→ **Work instructions**:
Go through the lines below and copy each one that holds the string "matplotlib".

→ **Source data**:
>> Begin

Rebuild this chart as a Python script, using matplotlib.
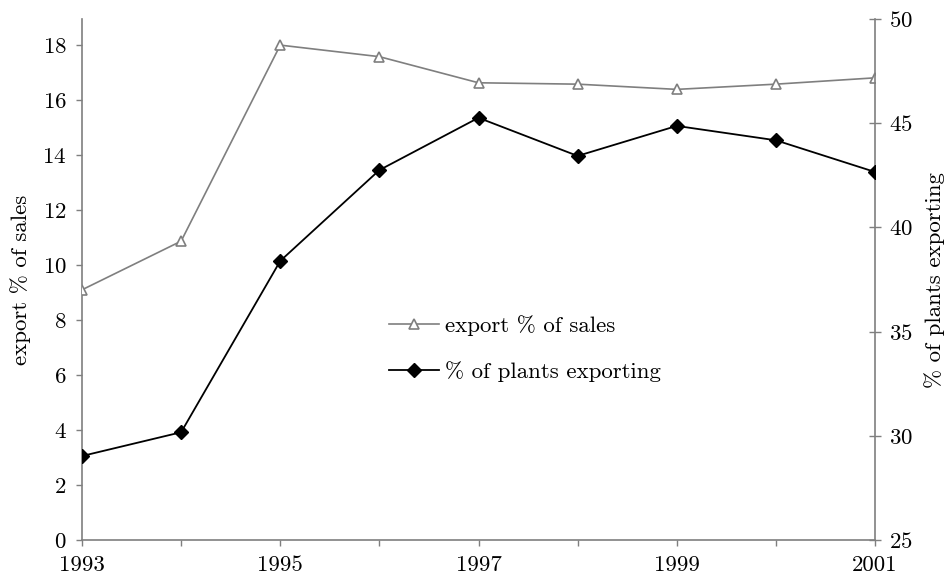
import matplotlib
matplotlib.use("Agg")
import matplotlib.pyplot as plt

plt.rcParams['font.family'] = ['cmr10', 'DejaVu Serif']
plt.rcParams['axes.formatter.use_mathtext'] = True

years = [1993, 1994, 1995, 1996, 1997, 1998, 1999, 2000, 2001]
export_share = [9.1, 10.87, 18.0, 17.58, 16.63, 16.58, 16.39, 16.58, 16.81]
plants_exporting = [29.03, 30.17, 38.39, 42.75, 45.26, 43.43, 44.87, 44.18, 42.66]
year_labels = ['1993', '', '1995', '', '1997', '', '1999', '', '2001']
left_ticks = [0, 2, 4, 6, 8, 10, 12, 14, 16, 18]
right_ticks = [25, 30, 35, 40, 45, 50]

GRAY = '#7f7f7f'
FS = 16.5

fig = plt.figure(figsize=(9.47, 5.84), dpi=100)
ax = fig.add_axes([82 / 947, 1 - 540 / 584, (875 - 82) / 947, (540 - 19) / 584])
ax2 = ax.twinx()

l1, = ax.plot(years, export_share, color=GRAY, lw=1.2, marker='^', ms=6.5,
              mfc='white', mec=GRAY, mew=1.2, label='export % of sales', zorder=3)
l2, = ax2.plot(years, plants_exporting, color='black', lw=1.3, marker='D', ms=7,
               mfc='black', mec='black', label='% of plants exporting', zorder=3)

ax.set_xlim(1993, 2001)
ax.set_ylim(0, 18.95)
ax2.set_ylim(25, 50)

ax.set_xticks(years)
ax.set_xticklabels(year_labels)
ax.set_yticks(left_ticks)
ax2.set_yticks(right_ticks)

for a in (ax, ax2):
    a.spines['top'].set_visible(False)
    for s in a.spines.values():
        s.set_color(GRAY)
        s.set_linewidth(1.2)
ax.spines['right'].set_visible(False)
ax2.spines['left'].set_visible(False)
ax2.spines['bottom'].set_visible(False)

ax.tick_params(axis='y', direction='out', length=4, width=1, color=GRAY,
               labelsize=FS, pad=7)
ax.tick_params(axis='x', direction='out', length=4, width=1, color=GRAY,
               labelsize=FS, pad=7)
ax2.tick_params(axis='y', direction='inout', length=8, width=1, color=GRAY,
                labelsize=FS, pad=6)

ax.set_ylabel('export % of sales', fontsize=FS, labelpad=8)
ax2.set_ylabel('% of plants exporting', fontsize=FS, rotation=90, labelpad=8)

# legend sits in the open space under the curves
ax.legend(handles=[l1, l2], loc='upper left', bbox_to_anchor=(0.375, 0.45),
          frameon=False, fontsize=FS, handlelength=2.2, handletextpad=0.25,
          labelspacing=1.1, borderaxespad=0)

fig.savefig('out.png', dpi=100)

>> End

→ **Complete response**:
Rebuild this chart as a Python script, using matplotlib.
import matplotlib
matplotlib.use("Agg")
import matplotlib.pyplot as plt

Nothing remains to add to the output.